Mumcu, Cumhuriyet devriminin temel hedefinin en alttakileri en üste çıkarmak, egemenliği kayıtsız şartsız milletin yapmak olduğunu belirterek, egemenliği halka vermek istemeyenlerin bunu engellemeye çalıştıklarını ve tuzaklar kurduklarını söyledi. Bu nedenle bir sistem değişikliği yapılması gerektiğini söyleyen Mumcu, "Yoksa sistem bekçiliği ile kendinizi kurtaramazsınız. Demokratik bir devrime ihtiyaç vardır. Yani Atatürk devrimlerinin tamamlanmasına ihtiyaç vardır" şeklinde konuştu.
DEVLET BAŞKANLIĞI SİSTEMİ
Mumcu, bunun için yasama ve yürütme arasındaki mesafenin açılması, yargının yükseltilmesi gerektiğini belirterek, yasamanın kendi içinden çıkardığı hükümeti denetleyemediğini kaydetti.

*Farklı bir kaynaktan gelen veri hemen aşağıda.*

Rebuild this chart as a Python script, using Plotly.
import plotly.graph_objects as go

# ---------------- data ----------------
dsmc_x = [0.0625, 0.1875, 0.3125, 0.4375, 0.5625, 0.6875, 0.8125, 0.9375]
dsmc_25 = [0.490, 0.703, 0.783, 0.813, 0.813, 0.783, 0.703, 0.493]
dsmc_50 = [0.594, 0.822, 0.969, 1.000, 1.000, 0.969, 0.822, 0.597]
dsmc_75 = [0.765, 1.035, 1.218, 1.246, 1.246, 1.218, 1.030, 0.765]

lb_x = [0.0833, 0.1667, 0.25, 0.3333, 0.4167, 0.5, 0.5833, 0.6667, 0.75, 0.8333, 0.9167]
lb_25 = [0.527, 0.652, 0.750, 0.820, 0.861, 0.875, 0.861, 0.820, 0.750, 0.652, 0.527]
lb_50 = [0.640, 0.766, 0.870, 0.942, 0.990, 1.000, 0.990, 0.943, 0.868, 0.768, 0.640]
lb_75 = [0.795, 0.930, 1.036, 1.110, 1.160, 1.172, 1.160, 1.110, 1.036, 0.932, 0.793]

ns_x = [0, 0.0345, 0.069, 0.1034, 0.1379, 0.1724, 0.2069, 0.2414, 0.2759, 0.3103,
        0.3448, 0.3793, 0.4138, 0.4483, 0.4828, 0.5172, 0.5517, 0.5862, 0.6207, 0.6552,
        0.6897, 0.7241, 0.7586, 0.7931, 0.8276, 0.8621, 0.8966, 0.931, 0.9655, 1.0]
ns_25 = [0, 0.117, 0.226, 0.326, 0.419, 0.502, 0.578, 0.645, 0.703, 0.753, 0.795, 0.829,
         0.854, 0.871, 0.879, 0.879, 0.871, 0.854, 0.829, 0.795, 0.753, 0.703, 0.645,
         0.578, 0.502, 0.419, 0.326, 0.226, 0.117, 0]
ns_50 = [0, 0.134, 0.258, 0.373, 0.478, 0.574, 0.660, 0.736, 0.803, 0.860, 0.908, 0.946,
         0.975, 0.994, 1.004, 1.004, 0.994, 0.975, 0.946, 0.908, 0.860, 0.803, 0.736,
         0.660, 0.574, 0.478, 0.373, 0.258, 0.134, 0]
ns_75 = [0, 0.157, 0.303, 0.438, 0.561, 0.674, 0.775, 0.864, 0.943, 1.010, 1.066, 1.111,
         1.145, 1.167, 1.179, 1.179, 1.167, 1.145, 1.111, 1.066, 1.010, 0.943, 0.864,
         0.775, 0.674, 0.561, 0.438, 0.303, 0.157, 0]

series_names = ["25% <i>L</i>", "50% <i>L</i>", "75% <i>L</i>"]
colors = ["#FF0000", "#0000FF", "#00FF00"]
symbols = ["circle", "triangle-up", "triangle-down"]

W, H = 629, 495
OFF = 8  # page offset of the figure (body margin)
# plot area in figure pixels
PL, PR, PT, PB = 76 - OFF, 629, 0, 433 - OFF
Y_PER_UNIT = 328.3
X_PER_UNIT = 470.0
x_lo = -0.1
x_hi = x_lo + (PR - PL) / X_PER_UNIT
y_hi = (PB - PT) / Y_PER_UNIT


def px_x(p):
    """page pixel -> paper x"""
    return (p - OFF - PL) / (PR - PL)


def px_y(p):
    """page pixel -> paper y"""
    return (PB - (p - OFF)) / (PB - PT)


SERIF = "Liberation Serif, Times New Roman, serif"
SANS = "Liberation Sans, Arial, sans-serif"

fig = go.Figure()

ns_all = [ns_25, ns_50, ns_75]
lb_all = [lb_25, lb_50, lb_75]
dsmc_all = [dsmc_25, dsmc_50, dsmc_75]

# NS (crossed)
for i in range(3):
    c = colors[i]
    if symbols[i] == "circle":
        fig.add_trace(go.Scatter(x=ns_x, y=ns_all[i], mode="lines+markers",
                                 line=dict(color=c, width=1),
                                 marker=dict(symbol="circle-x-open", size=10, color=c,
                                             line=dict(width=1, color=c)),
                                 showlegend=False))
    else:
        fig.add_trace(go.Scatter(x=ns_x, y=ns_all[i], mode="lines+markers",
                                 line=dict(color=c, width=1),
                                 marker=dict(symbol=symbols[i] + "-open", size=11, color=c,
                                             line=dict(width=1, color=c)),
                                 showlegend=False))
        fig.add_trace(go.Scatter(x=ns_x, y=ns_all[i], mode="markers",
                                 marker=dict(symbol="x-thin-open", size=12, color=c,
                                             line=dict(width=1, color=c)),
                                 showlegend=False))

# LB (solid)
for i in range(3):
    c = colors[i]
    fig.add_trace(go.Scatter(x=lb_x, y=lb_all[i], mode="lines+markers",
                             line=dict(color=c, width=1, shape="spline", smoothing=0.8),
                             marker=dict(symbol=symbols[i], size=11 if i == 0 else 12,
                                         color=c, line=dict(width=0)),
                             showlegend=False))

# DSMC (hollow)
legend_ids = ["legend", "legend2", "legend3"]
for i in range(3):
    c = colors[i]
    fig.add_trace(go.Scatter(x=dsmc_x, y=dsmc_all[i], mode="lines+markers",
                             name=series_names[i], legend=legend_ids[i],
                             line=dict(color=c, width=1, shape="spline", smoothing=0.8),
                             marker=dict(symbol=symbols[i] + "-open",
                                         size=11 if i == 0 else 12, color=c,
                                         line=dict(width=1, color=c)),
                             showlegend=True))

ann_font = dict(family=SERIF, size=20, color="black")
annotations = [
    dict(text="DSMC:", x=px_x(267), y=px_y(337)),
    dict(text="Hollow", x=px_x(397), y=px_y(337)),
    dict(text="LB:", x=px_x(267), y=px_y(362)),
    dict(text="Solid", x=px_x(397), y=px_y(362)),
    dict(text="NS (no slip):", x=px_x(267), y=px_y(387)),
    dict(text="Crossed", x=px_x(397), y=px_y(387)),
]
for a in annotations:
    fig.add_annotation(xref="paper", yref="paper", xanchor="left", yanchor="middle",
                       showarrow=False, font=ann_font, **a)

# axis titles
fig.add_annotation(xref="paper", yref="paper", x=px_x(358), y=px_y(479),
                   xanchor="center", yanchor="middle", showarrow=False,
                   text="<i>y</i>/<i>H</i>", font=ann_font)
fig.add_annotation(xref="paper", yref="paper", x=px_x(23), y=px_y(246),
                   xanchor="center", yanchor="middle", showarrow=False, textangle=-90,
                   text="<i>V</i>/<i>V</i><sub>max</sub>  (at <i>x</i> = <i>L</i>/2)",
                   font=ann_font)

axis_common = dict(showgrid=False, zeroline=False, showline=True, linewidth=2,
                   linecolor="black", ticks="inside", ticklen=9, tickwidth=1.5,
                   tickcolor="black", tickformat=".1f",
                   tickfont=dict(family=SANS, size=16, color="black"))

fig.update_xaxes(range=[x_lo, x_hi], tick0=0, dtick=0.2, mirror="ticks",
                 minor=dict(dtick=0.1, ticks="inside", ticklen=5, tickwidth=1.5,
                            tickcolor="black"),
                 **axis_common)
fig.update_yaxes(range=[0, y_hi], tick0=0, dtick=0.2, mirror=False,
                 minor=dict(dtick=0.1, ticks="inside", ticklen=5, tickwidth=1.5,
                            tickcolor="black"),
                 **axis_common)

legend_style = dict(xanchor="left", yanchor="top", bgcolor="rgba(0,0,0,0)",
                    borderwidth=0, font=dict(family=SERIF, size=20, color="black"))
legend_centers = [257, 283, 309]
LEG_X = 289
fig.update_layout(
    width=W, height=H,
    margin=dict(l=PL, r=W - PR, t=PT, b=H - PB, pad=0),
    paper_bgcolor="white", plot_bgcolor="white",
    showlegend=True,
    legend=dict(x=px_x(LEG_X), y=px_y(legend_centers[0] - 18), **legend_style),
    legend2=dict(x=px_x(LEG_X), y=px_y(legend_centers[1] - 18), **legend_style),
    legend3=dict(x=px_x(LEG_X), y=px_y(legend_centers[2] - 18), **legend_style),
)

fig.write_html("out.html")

Mumcu, yasama ve yürütmenin ayrı ayrı seçilmesi gerektiğini vurgulayan Mumcu, şunları söyledi:
"Cumhurbaşkanının eşinin kıyafeti tartışmalarından, temsilde adalet tartışmalarından bu ülkeyi kurtaralım. Yönetimde istikrar için ’devlet başkanlığı’ Sistemine geçelim. Devlet başkanı kendi hükümetini kursun ve Meclis denetlesin. Aksi takdirde hükümet bir enkaz edebiyatı ve geçmişin kötülenmesinden başka bir şey gösteremeyecektir."
ERDOĞAN, MUMCU KONUŞMASINI BİTİRİNCE SALONA GİRDİ
ANAP Genel Başkanı Mumcu’nun konuşması yaklaşık 80 dakika sürerken, Başbakan Erdoğan, Mumcu kürsüden indikten sonra Genel Kurul salonuna girdi. CHP Genel Başkanı Deniz Baykal ise Mumcu’nun konuşmasının yarım saate yakın bölümünü dinledi.